Can a Letter of Intent be construed as an enforceable contract?

Letters of Intent are a common feature in the construction and engineering industry such that it is a useful tool for both parties while negotiating a formal contract or agreement, allows one party to begin work on the basis of a Letter of Intent before the formal contract or agreement is concluded.

In circumstances where Letters of Intent are utilised, time constraints often do not permit all the terms of the contract, design and costing to be finalised and concluded so that a formal contract exists between both parties before one party carry out work under the formal contract. A likely scenario is when it is known to the Purchaser that the materials to be supplied by the Seller require long lead time to deliver and the Purchaser by way of a Letter of Intent, instructs the Seller to place order for the materials in advance of and while a formal contract is being entered.
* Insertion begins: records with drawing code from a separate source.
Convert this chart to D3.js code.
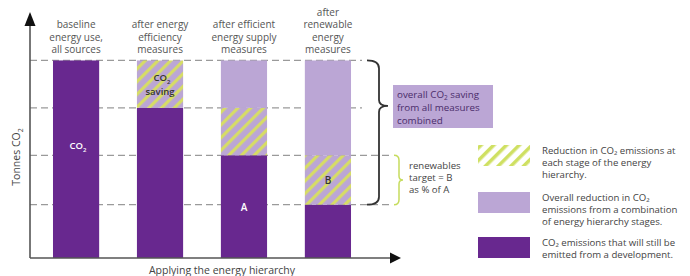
<!DOCTYPE html>
<html><head><meta charset="utf-8">
<script src="https://cdn.jsdelivr.net/npm/d3@7"></script>
<style>body{margin:0;background:#fff}svg{display:block;font-family:"Open Sans",sans-serif}</style>
</head><body><svg id="c" width="690" height="276"></svg>
<script>
const categories = ["baseline", "efficiency", "supply", "renewable"];
const categoryLabels = [
  ["baseline", "energy use,", "all sources"],
  ["after energy", "efficiency", "measures"],
  ["after efficient", "energy supply", "measures"],
  ["after", "renewable", "energy", "measures"]
];
const remaining = [100, 76, 52, 27];   // dark: CO2 still emitted
const stageReduction = [0, 24, 24, 25]; // hatched: reduction at this stage
const overallReduction = [0, 0, 24, 48]; // light: earlier reductions
const legendItems = [
  {key: "hatch", lines: ["Reduction in CO₂ emissions at", "each stage of the energy", "hierarchy."]},
  {key: "light", lines: ["Overall reduction in CO₂", "emissions from a combination", "of energy hierarchy stages."]},
  {key: "dark", lines: ["CO₂ emissions that will still be", "emitted from a development."]}
];

const DARK = "#68288f", LIGHT = "#bba6d5", STRIPE = "#d6dc66";
const svg = d3.select("#c");
const defs = svg.append("defs");
const p1 = defs.append("pattern").attr("id","hatch").attr("patternUnits","userSpaceOnUse")
  .attr("width",9).attr("height",9).attr("patternTransform","rotate(45)");
p1.append("rect").attr("width",9).attr("height",9).attr("fill",LIGHT);
p1.append("rect").attr("x",0).attr("width",3.2).attr("height",9).attr("fill",STRIPE);
const p2 = defs.append("pattern").attr("id","hatchW").attr("patternUnits","userSpaceOnUse")
  .attr("width",9).attr("height",9).attr("patternTransform","rotate(45)");
p2.append("rect").attr("width",9).attr("height",9).attr("fill","#fff");
p2.append("rect").attr("x",0).attr("width",3.5).attr("height",9).attr("fill","#cfe062");

const x = d3.scaleBand().domain(categories).range([32, 372]).paddingInner(0.45).paddingOuter(0.25);
const y = d3.scaleLinear().domain([0, 122]).range([258, 17]);

// dashed reference lines
const levels = remaining;
svg.append("g").selectAll("line").data(levels).join("line")
  .attr("x1", 30).attr("x2", (d,i) => i < 2 ? 362 : 390)
  .attr("y1", d => y(d)).attr("y2", d => y(d))
  .attr("stroke", "#9a9a9a").attr("stroke-width", 1.2).attr("stroke-dasharray", "7,4");

// stacked bars
const segs = [];
categories.forEach((c, i) => {
  segs.push({c, y0: 0, y1: remaining[i], fill: DARK});
  segs.push({c, y0: remaining[i], y1: remaining[i] + stageReduction[i], fill: "url(#hatch)"});
  segs.push({c, y0: remaining[i] + stageReduction[i], y1: remaining[i] + stageReduction[i] + overallReduction[i], fill: LIGHT});
});
svg.append("g").selectAll("rect").data(segs.filter(s => s.y1 > s.y0)).join("rect")
  .attr("x", d => x(d.c)).attr("width", x.bandwidth())
  .attr("y", d => y(d.y1)).attr("height", d => y(d.y0) - y(d.y1))
  .attr("fill", d => d.fill);

// axes
const axisG = svg.append("g");
axisG.append("line").attr("x1",30).attr("x2",30).attr("y1",258).attr("y2",22).attr("stroke","#555").attr("stroke-width",1.6);
axisG.append("line").attr("x1",30).attr("x2",393).attr("y1",258).attr("y2",258).attr("stroke","#555").attr("stroke-width",1.6);
axisG.append("path").attr("d","M30,12 L35.5,26 L24.5,26 Z").attr("fill","#111");
axisG.append("path").attr("d","M401,258 L390,252.5 L390,263.5 Z").attr("fill","#111");

// y label
const yl = svg.append("text").attr("transform","translate(20,157) rotate(-90)")
  .attr("text-anchor","middle").attr("font-size",10.5).attr("fill","#444");
yl.append("tspan").text("Tonnes CO");
yl.append("tspan").attr("font-size",7).attr("dy",3).text("2");
svg.append("text").attr("x",222).attr("y",274).attr("text-anchor","middle")
  .attr("font-size",10.5).attr("fill","#444").text("Applying the energy hierarchy");

// category labels
categories.forEach((c, i) => {
  const lines = categoryLabels[i];
  const t = svg.append("text").attr("text-anchor","middle").attr("font-size",10).attr("fill","#555");
  lines.forEach((l, j) => {
    t.append("tspan").attr("x", x(c) + x.bandwidth()/2)
      .attr("y", 53 - (lines.length - 1 - j) * 12.5).text(l);
  });
});

// in-bar labels
function co2(g, cx, cy, fill, size) {
  const t = g.append("text").attr("x",cx).attr("y",cy).attr("text-anchor","middle")
    .attr("font-size",size).attr("font-weight",600).attr("fill",fill);
  t.append("tspan").text("CO");
  t.append("tspan").attr("font-size",6).attr("dy",2.5).text("2");
  return t;
}
const cxOf = i => x(categories[i]) + x.bandwidth()/2;
co2(svg, cxOf(0)+2, 149, "#fff", 9.5);
co2(svg, cxOf(1)+2, 81, "#333", 9.5);
svg.append("text").attr("x",cxOf(1)).attr("y",95).attr("text-anchor","middle")
  .attr("font-size",9.5).attr("font-weight",600).attr("fill","#333").text("saving");
svg.append("text").attr("x",cxOf(2)).attr("y",y((remaining[2])/2)+4).attr("text-anchor","middle")
  .attr("font-size",10).attr("font-weight",600).attr("fill","#fff").text("A");
svg.append("text").attr("x",cxOf(3)).attr("y",y(remaining[3]+stageReduction[3]/2)+4).attr("text-anchor","middle")
  .attr("font-size",10).attr("font-weight",600).attr("fill","#333").text("B");

// big brace
const bt = y(100), bb = y(remaining[3]), tip = y(77);
svg.append("path").attr("fill","none").attr("stroke","#333").attr("stroke-width",1.8)
  .attr("d",`M367,${bt} Q379,${bt} 379,${bt+8} L379,${tip-6} Q379,${tip} 388,${tip} Q379,${tip} 379,${tip+6} L379,${bb-8} Q379,${bb} 367,${bb}`);
// green brace
const gt = y(remaining[2]), gb = y(remaining[3]), gm = (gt+gb)/2;
svg.append("path").attr("fill","none").attr("stroke","#c6dc5e").attr("stroke-width",1.5)
  .attr("d",`M394,${gt} Q399,${gt} 399,${gt+5} L399,${gm-4} Q399,${gm} 403,${gm} Q399,${gm} 399,${gm+4} L399,${gb-5} Q399,${gb} 394,${gb}`);

// overall saving box
svg.append("rect").attr("x",393).attr("y",85).attr("width",100).attr("height",43).attr("fill",LIGHT);
const ob = svg.append("text").attr("font-size",9.8).attr("fill","#4a2c6a");
const t1 = ob.append("tspan").attr("x",397).attr("y",98);
t1.append("tspan").text("overall CO");
t1.append("tspan").attr("font-size",6.5).attr("dy",2).text("2");
t1.append("tspan").attr("dy",-2).text(" saving");
ob.append("tspan").attr("x",397).attr("y",111).text("from all measures");
ob.append("tspan").attr("x",397).attr("y",123.5).text("combined");

const rt = svg.append("text").attr("font-size",9.6).attr("fill","#444");
["renewables","target = B","as % of A"].forEach((l,j) =>
  rt.append("tspan").attr("x",409).attr("y",169 + j*12).text(l));

// legend
const swY = [145, 192, 237];
const swFill = {hatch: "url(#hatchW)", light: LIGHT, dark: DARK};
legendItems.forEach((it, i) => {
  svg.append("rect").attr("x",478).attr("y",swY[i]).attr("width",52).attr("height",21).attr("fill",swFill[it.key]);
  const t = svg.append("text").attr("font-size",9.6).attr("fill","#444");
  it.lines.forEach((l, j) => t.append("tspan").attr("x",542).attr("y",swY[i] + 9 + j*12).text(l));
});
</script></body></html>
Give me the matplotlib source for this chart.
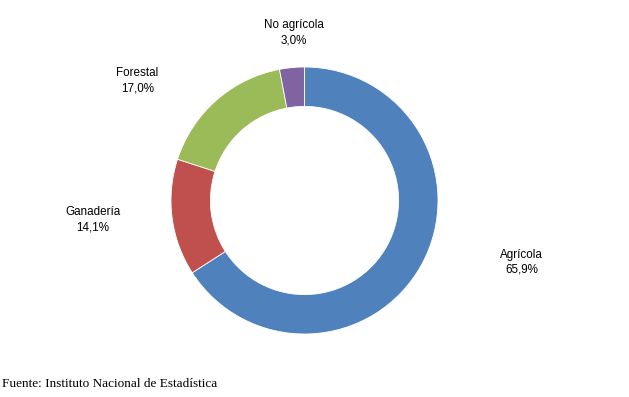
import matplotlib
matplotlib.use("Agg")
import matplotlib.pyplot as plt

categories = ["Agrícola", "Ganadería", "Forestal", "No agrícola"]
values = [65.9, 14.1, 17.0, 3.0]
value_labels = ["65,9%", "14,1%", "17,0%", "3,0%"]
colors = ["#4F81BD", "#C0504D", "#9BBB59", "#8064A2"]
label_pos = [(1.625, -0.462), (-1.584, -0.144), (-1.251, 0.898), (-0.079, 1.257)]

W, H = 629, 397
fig = plt.figure(figsize=(W / 100, H / 100), dpi=100)
cx, cy, r = 304.5, 200.5, 133.5
ax = fig.add_axes([(cx - r) / W, (H - cy - r) / H, 2 * r / W, 2 * r / H])
ax.pie(values, colors=colors, startangle=90, counterclock=False, radius=1,
       wedgeprops=dict(width=0.295, edgecolor="white", linewidth=0.6))
ax.set_xlim(-1, 1)
ax.set_ylim(-1, 1)
ax.set_axis_off()

for cat, lab, (x, y) in zip(categories, value_labels, label_pos):
    ax.text(x, y, f"{cat}\n{lab}", ha="center", va="center", fontsize=8.4,
            family="Liberation Sans", color="#000000", linespacing=1.35,
            clip_on=False)

fig.text(2 / W, 1 - 384 / H, "Fuente: Instituto Nacional de Estadística",
         ha="left", va="center", fontsize=9.5, family="Liberation Serif")

fig.savefig("out.png", dpi=100)
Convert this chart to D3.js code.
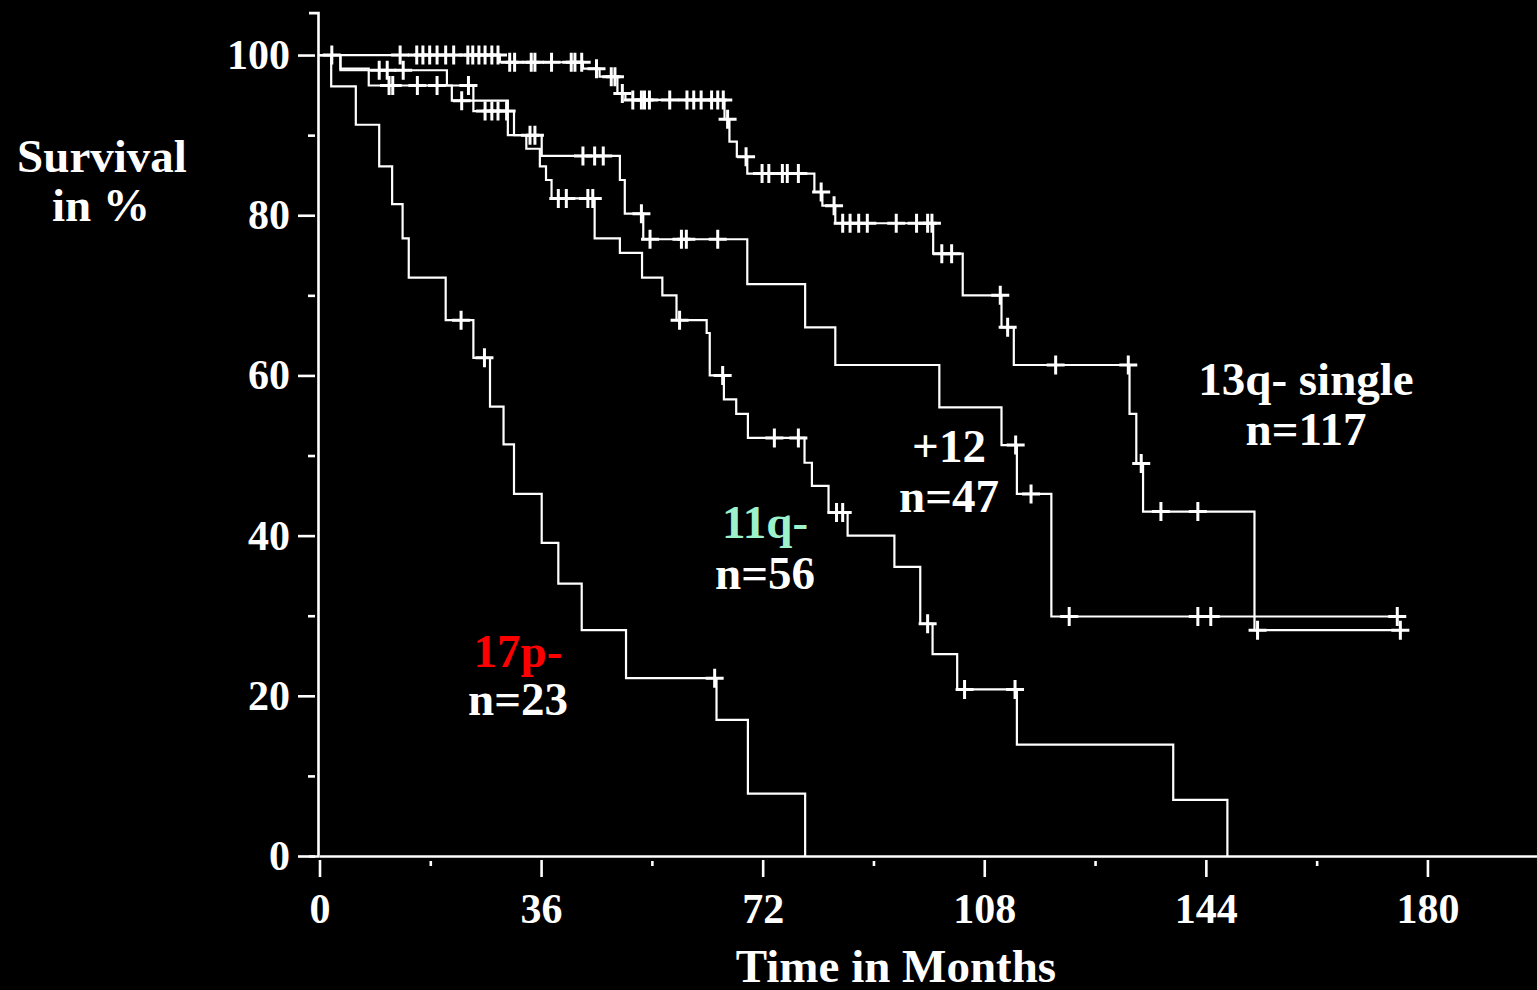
<!DOCTYPE html>
<html>
<head>
<meta charset="utf-8">
<script src="https://cdn.jsdelivr.net/npm/d3@7"></script>
<style>
  html, body { margin: 0; padding: 0; background: #000; }
  svg { display: block; }
  text { font-family: "Liberation Serif", "Times New Roman", serif; font-weight: bold; }
</style>
</head>
<body>
<svg id="chart" width="1537" height="990"></svg>
<script>
// ---- Kaplan-Meier steps (months / survival %) ----
const t17p = [0, 1.9, 5.9, 9.7, 11.8, 13.5, 14.5, 20.5, 25.0, 27.7, 29.9, 31.6, 36.1, 38.8, 42.6, 49.8, 64.5, 69.6, 78.9];
const s17p = [100, 96.1, 91.3, 86.1, 81.4, 77.1, 72.2, 66.9, 62.2, 56.1, 51.4, 45.2, 39.1, 34.0, 28.2, 22.2, 17.0, 7.8, 0];
const c17p = [23.0, 26.8, 64.2];

const t11q = [0, 3.4, 8.0, 25.0, 31.6, 33.6, 35.8, 36.8, 37.7, 44.7, 48.8, 52.4, 55.7, 58.0, 62.9, 63.4, 65.7, 67.7, 69.6, 78.8, 80.0, 82.7, 85.8, 93.4, 97.6, 99.6, 103.6, 113.3, 138.7, 147.5];
const s11q = [100, 98.3, 96.2, 93.0, 90.0, 88.3, 86.1, 84.4, 82.1, 77.1, 75.3, 72.2, 70.0, 66.9, 65.3, 60.0, 57.0, 55.2, 52.2, 49.1, 46.2, 42.9, 40.0, 36.1, 29.0, 25.2, 20.8, 13.9, 7.0, 0];
const c11q = [11.3, 11.9, 15.9, 19.1, 24.2, 26.9, 28.0, 29.0, 30.4, 38.8, 40.1, 43.6, 44.4, 58.5, 65.5, 73.9, 77.8, 84.0, 85.0, 98.8, 104.8, 113.0];

const t12 = [0, 3.4, 20.7, 21.5, 30.6, 36.1, 48.8, 49.6, 52.6, 69.5, 78.9, 83.8, 100.7, 110.8, 113.3, 118.9, 175.7];
const s12 = [100, 98.1, 96.2, 94.3, 90.0, 87.4, 84.4, 80.2, 77.0, 71.4, 66.0, 61.3, 56.0, 51.3, 45.2, 29.9, 29.9];
const c12 = [9.7, 11.0, 13.6, 23.1, 34.2, 35.0, 42.8, 44.7, 46.1, 52.3, 53.7, 58.8, 59.6, 64.7, 113.1, 115.6, 121.8, 142.7, 144.8, 175.1];

const t13q = [0, 29.3, 42.8, 45.5, 48.4, 49.7, 65.8, 66.6, 67.8, 69.5, 80.4, 81.7, 83.8, 99.7, 104.5, 110.8, 112.8, 131.6, 132.7, 133.8, 151.9, 176.0];
const s13q = [100, 99.1, 98.3, 97.3, 95.2, 94.4, 92.0, 89.2, 87.3, 85.2, 82.9, 81.2, 79.0, 75.2, 70.0, 66.0, 61.3, 55.2, 49.0, 43.0, 28.2, 28.2];
const c13q = [2.0, 13.1, 15.8, 16.8, 17.9, 19.1, 20.5, 21.8, 24.1, 24.9, 25.9, 26.9, 28.0, 29.0,
              30.9, 31.7, 34.4, 35.0, 37.7, 40.9, 41.5, 42.6, 45.0, 47.4, 48.0, 49.2,
              50.9, 52.3, 52.8, 53.6, 56.9, 59.7, 60.8, 62.0, 63.7, 64.7, 65.6, 66.3, 69.3,
              71.9, 73.0, 75.2, 76.0, 77.8, 81.5, 83.6, 85.0, 86.2, 87.6, 89.0, 93.7, 97.0, 98.8, 99.5,
              101.1, 102.7, 110.6, 111.8, 119.6, 131.4, 133.5, 136.7, 142.7, 152.4, 175.6];

// ---- labels / ticks ----
const groupNames = ["17p-", "11q-", "+12", "13q- single"];
const groupN = ["n=23", "n=56", "n=47", "n=117"];
const xTicks = [0, 36, 72, 108, 144, 180];
const xMinor = [18, 54, 90, 126, 162];
const yTicks = [0, 20, 40, 60, 80, 100];
const yMinor = [10, 30, 50, 70, 90];

const svg = d3.select('#chart');
svg.append('rect').attr('width', 1537).attr('height', 990).attr('fill', '#000');

// scales run past the last tick so the axis lines reach the frame edge / top cap
const x = d3.scaleLinear().domain([0, 197.8]).range([319.5, 1537]);
const y = d3.scaleLinear().domain([0, 105.3]).range([856, 12.6]);

const font = '"Liberation Serif", "Times New Roman", serif';

// x axis
const xAxis = svg.append('g')
    .attr('transform', `translate(0,${y(0)})`)
    .call(d3.axisBottom(x).tickValues(xTicks).tickSize(21).tickSizeOuter(0).tickPadding(16));
xAxis.select('.domain').attr('stroke', '#fff').attr('stroke-width', 2.6);
xAxis.selectAll('.tick line').attr('stroke', '#fff').attr('stroke-width', 2.6).attr('y1', 4);
xAxis.selectAll('.tick text').attr('fill', '#fff').attr('font-family', font)
    .attr('font-weight', 'bold').attr('font-size', 42);

const xAxisMinor = svg.append('g')
    .attr('transform', `translate(0,${y(0)})`)
    .call(d3.axisBottom(x).tickValues(xMinor).tickSize(10).tickFormat(''));
xAxisMinor.select('.domain').remove();
xAxisMinor.selectAll('.tick line').attr('stroke', '#fff').attr('stroke-width', 2.6).attr('y1', 5);

// y axis (sits a touch left of x = 0, as in the original)
const yAxis = svg.append('g')
    .attr('transform', `translate(${x(0) - 1.5},0)`)
    .call(d3.axisLeft(y).tickValues(yTicks).tickSize(20).tickSizeOuter(9).tickPadding(8));
yAxis.select('.domain').attr('stroke', '#fff').attr('stroke-width', 2.6);
yAxis.selectAll('.tick line').attr('stroke', '#fff').attr('stroke-width', 2.6).attr('x1', -3);
yAxis.selectAll('.tick text').attr('fill', '#fff').attr('font-family', font)
    .attr('font-weight', 'bold').attr('font-size', 42);

const yAxisMinor = svg.append('g')
    .attr('transform', `translate(${x(0) - 1.5},0)`)
    .call(d3.axisLeft(y).tickValues(yMinor).tickSize(10).tickFormat(''));
yAxisMinor.select('.domain').remove();
yAxisMinor.selectAll('.tick line').attr('stroke', '#fff').attr('stroke-width', 2.6).attr('x1', -3);

// axis titles
svg.append('text').attr('x', 102).attr('y', 172).attr('text-anchor', 'middle')
    .attr('font-size', 47).attr('fill', '#fff').text('Survival');
svg.append('text').attr('x', 101).attr('y', 221).attr('text-anchor', 'middle')
    .attr('font-size', 47).attr('fill', '#fff').text('in %');
svg.append('text').attr('x', 896).attr('y', 982).attr('text-anchor', 'middle')
    .attr('font-size', 47).attr('fill', '#fff').text('Time in Months');

// curves
const curves = [
    { t: t17p, s: s17p, c: c17p },
    { t: t11q, s: s11q, c: c11q },
    { t: t12,  s: s12,  c: c12 },
    { t: t13q, s: s13q, c: c13q }
];

const line = d3.line()
    .x(d => x(d[0]))
    .y(d => y(d[1]))
    .curve(d3.curveStepAfter);

function survAt(times, surv, t) {
    let v = surv[0];
    for (let i = 0; i < times.length; i++) if (times[i] <= t) v = surv[i];
    return v;
}

const plot = svg.append('g');
curves.forEach(cv => {
    const pts = cv.t.map((t, i) => [t, cv.s[i]]);
    plot.append('path')
        .attr('d', line(pts))
        .attr('fill', 'none')
        .attr('stroke', '#fff')
        .attr('stroke-width', 2.2);

    // censor marks
    plot.selectAll(null)
        .data(cv.c)
        .enter().append('path')
        .attr('d', t => {
            const cx = x(t), cy = y(survAt(cv.t, cv.s, t));
            return `M${cx - 9},${cy}H${cx + 9}M${cx},${cy - 9.5}V${cy + 9.5}`;
        })
        .attr('stroke', '#fff')
        .attr('stroke-width', 3)
        .attr('fill', 'none');
});

// group labels
const labelPos = [[518, 667, 715], [765, 538, 589], [949, 462, 512], [1306, 395, 445]];
const labelCol = ['#ff0000', '#9ef2cb', '#fff', '#fff'];
groupNames.forEach((name, i) => {
    const [lx, ly1, ly2] = labelPos[i];
    svg.append('text').attr('x', lx).attr('y', ly1).attr('text-anchor', 'middle')
        .attr('font-size', 47).attr('fill', labelCol[i]).text(name);
    svg.append('text').attr('x', lx).attr('y', ly2).attr('text-anchor', 'middle')
        .attr('font-size', 47).attr('fill', '#fff').text(groupN[i]);
});
</script>
</body>
</html>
Other scenarios where Letters of Intent are used are situations where the Purchaser requires the Seller to reserve for them the goods or services that may not be made available to the Purchaser if the Purchaser and Seller had followed through the usual process of negotiation of a formal contract or the Purchaser wants the Seller to place order for the goods earlier so that manufacturing can start early to minimise any delay caused by the ordering of the goods under normal circumstances or the Employer in a construction project requires the Contractor to mobilise into the site, pending formal contract, to reduce any delay in commencement of work. In other words, the purpose of the Letter of Intent is to enable work to proceed, to circumvent the long lead times usually reserved for a particular part of the work, by providing an intention that a formal contract would be agreed and finalised at a later stage.